Still more work to be done before Mount Graham fully reopens

Jon Johnson Photo/Gila Valley Central: Mount Graham has to be assessed and perhaps rehabbed before the general public is allowed back onto its upper portion. Here the burn scar from the Frye Fire can be seen.

By Jon Johnson

MOUNT GRAHAM – The Frye Fire burned 48,443 acres on Mount Graham and the recovery and reopening of burned areas will be a measured process.

Contributed Photo/Courtesy Katie Cluff: The Frye Fire burned 48,443 acres on Mount Graham.

The Frye Fire was started by lightning June 7 at about 2:45 p.m. It started on the northern side, above Frye Mesa Reservoir and made its way over the top to the southern side, burning along the western and eastern edges of the mountain as well. While the initial threat of the fire has passed, having such an extensive burn area requires an assessment to move forward with preventive treatments and emergency stabilization from possible fire-related problems, including flooding from and soil erosion from loss of vegetation.

Contributed Photo/Courtesy Paul Schulz: Lightning lights up the sky Saturday night. The monsoon season has arrived in the Gila Valley, providing breathtaking lightning shows and bringing wind-blown rain.

Back in April, Scott Glaspie, assistant fire management officer with the Safford Ranger District, warned of such a possibility on Mount Graham. He said about 100 years ago the Forest Service began indiscriminately putting out all fires. Tree ring analysis reveals that regular forest fires are a part of the natural ecosystem. Some plants, including the common Ponderosa Pine tree, need fire as often as every five years.

Contributed Photo/Courtesy Forest Service: Hospital Flat shows green trees. Photo was taken July 8.

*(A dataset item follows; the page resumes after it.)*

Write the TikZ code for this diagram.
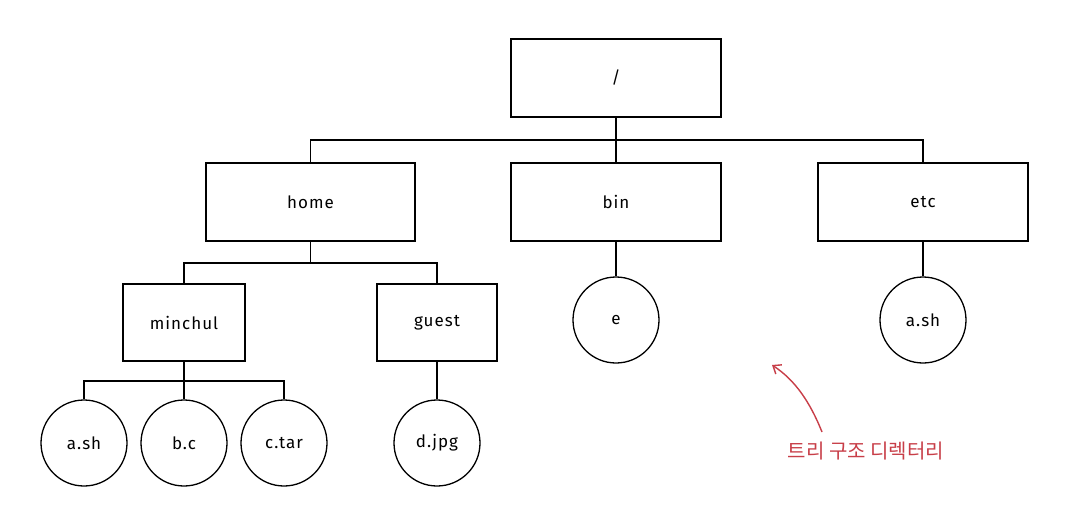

Glaspie said every species needs fires. Regular fires keep the amount of burnable material, known as fuel load, low. However, with 100 years of fuel load accumulated, dangerous and harmful forest fires are now likely.

Management of the fire was transferred back over to the Safford Ranger District on Monday and a Burned Area Emergency Response team has been assessing the damage and how to best move forward. 

The rain has helped stop the fire’s progression, but there are still some hot spots, on both the south and north sides of the mountain that are still actively burning. The burning is in inaccessible areas and is in a monitor status, according to Safford District Fire Management Officer Everett Phillips. He said while the campgrounds are looking good, the area is still not safe for the general public and the added precipitation increases the hazards. The Arizona Department of Transportation has been very active clearing roads on the mountain, especially in the Hospital Flat and Grant Creek areas.

“Grant Creek has a very big drainage and there are some fairly sizable trees that came down right in the middle of the road this morning, also the same around Hospital Flat,” Phillips said. “It’s not so much a fire danger now, it’s the flooding and hazard tree danger. That’s kind of our focus now. We’re going to do our due diligence to get this place opened up as fast as we can but we don’t want to do anything prematurely and open it up and have something catastrophic happen.”

A deadly flash flood took the lives of at least nine family members Saturday at the Cold Springs Swimming Hole near Payson. The search for a missing 27-year-old man was ongoing.

Nearly an inch of rain fell in less than three hours roughly 6 to 8 miles north of the scene and picked up debris from the recent Highline Fire as the burned area allowed runoff to sweep the waters through the canyon while other areas created a thick, viscous liquid filled with burned debris. Phillips said that is a scenario that they are trying to avoid by keeping the areas closed.

Another danger is the number of snags (dead standing trees), which firefighters are identifying and will then cut down and remove.

Phillips said overall the mountain has dealt with the fire well all things considered, and that less than 5 percent of the total burn was high severity.

Contributed Photo/Courtesy Forest Service: Ash Creek as pictured on July 8.

“Most of the campgrounds are in low with a couple having moderate fire behavior around them,” Phillips said. “(The burn) was very mosaic (and) burned things on the ground. The majority of the trees are still green, and they’ll be good around most of the campgrounds.”     

Contributed Photo/Courtesy Forest Service: Soldier Creek pictured on July 8.

The lower portion of Highway 366 to Ladybug Saddle was reopened Friday morning. The reopening allows those with cabins at Turkey Flat to return and normal operations to resume at Angle Orchard.

Some of the recreation sites have also reopened, including Noon Creek Picnic Area and Wet Canyon Picnic Area and Upper and Lower Arcadia Campground. The Round-the-Mountain Trailhead and trails on West Peak, Ladybug Trail, Bear Canyon and Dutch Henry are also now open. All other campgrounds and trails remain closed until the order is rescinded.

Jon Johnson Photo/Gila Valley Central: Clouds cover the peak of Mount Graham early Tuesday morning.